252787 Comparison of the Tarrant County School Health Surveillance System to the United States Influenza-like Illness Surveillance Network (ILINet) for monitoring influenza trends

Monday, October 31, 2011: 5:10 PM

Tabatha N. Offutt-Powell, MPH , Department of Epidemiology, University of North Texas Health Science Center, School of Public Health, Fort Worth, TX
Rohit P. Ojha, DrPH, MPH , Division of Population Sciences, Dana-Farber Cancer Institute, Boston, MA
Karan P. Singh, PhD , Department of Biostatistics, University of North Texas Health Science Center, School of Public Health, Fort Worth, TX
BACKGROUND: Influenza-like illness (ILI) absenteeism data have emerged as a promising source for monitoring influenza. The Tarrant County School Health Surveillance System (TCSHSS) is a recently developed system that utilizes school ILI absenteeism data, but the performance of this system has not been systematically compared to a standard syndromic surveillance system. Therefore, we aimed to compare the performance of the TSCHSS to ILI Network (ILINet). METHODS: We utilized data from the TSCHSS and ILINet collected during the 2008 and 2009 influenza seasons. The TSCHSS collected ILI absenteeism data voluntarily reported by school nurses/administrators at 202 participating elementary, middle, and high schools in Tarrant County (Texas).

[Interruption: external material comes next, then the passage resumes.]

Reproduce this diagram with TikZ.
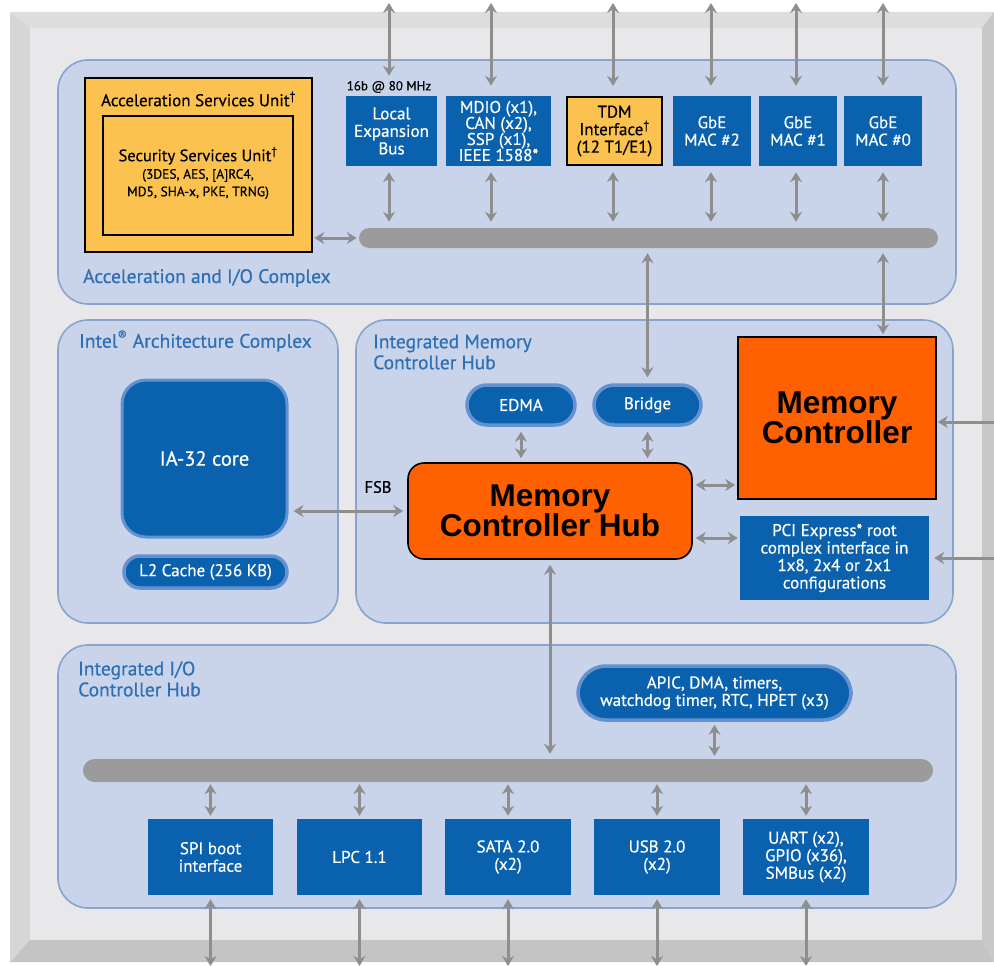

ILINet collected data from 3 physicians in Tarrant County who voluntarily reported ILI prevalence among patients. Data from the TSCHSS and ILINet were analyzed using changepoint regression to detect time points in each system that corresponded to significant changes in ILI prevalence. RESULTS: Change points detected in the TCSHSS and ILINet data were similar for the 2008 influenza season (TCSHSS=2/10/2009; ILINet=Week 5 [02/01/2009-02/07/2009]). In 2009, the changepoint detected in the TCSHSS data preceded the change point detected in ILINet data (TCHSS=09/29/2009; ILINet=Week 41(10/11/2009-10/17/2009). CONCLUSION: Our results suggest that the TCHSS is comparable to or potentially better than ILINet for monitoring local influenza trends, but our results are limited to 2 years of data from each surveillance stream and thus conclusive inferences are premature. Nonetheless, our analysis illustrates the utility of changepoint regression, typically used in analyzing cancer surveillance data, for analyzing influenza surveillance data.

Learning Areas:
Public health or related research

Learning Objectives:
Discuss the use of changepoint regression analysis to compare a local enhanced school health surveillance system to a standard national syndromic surveillance system as a source for monitoring influenza-like illness in the community.

Keywords: Surveillance, Infectious Diseases

Presenting author's disclosure statement:

Qualified on the content I am responsible for because: I designed and conducted the research described in the abstract.
Any relevant financial relationships? No

I agree to comply with the American Public Health Association Conflict of Interest and Commercial Support Guidelines, and to disclose to the participants any off-label or experimental uses of a commercial product or service discussed in my presentation.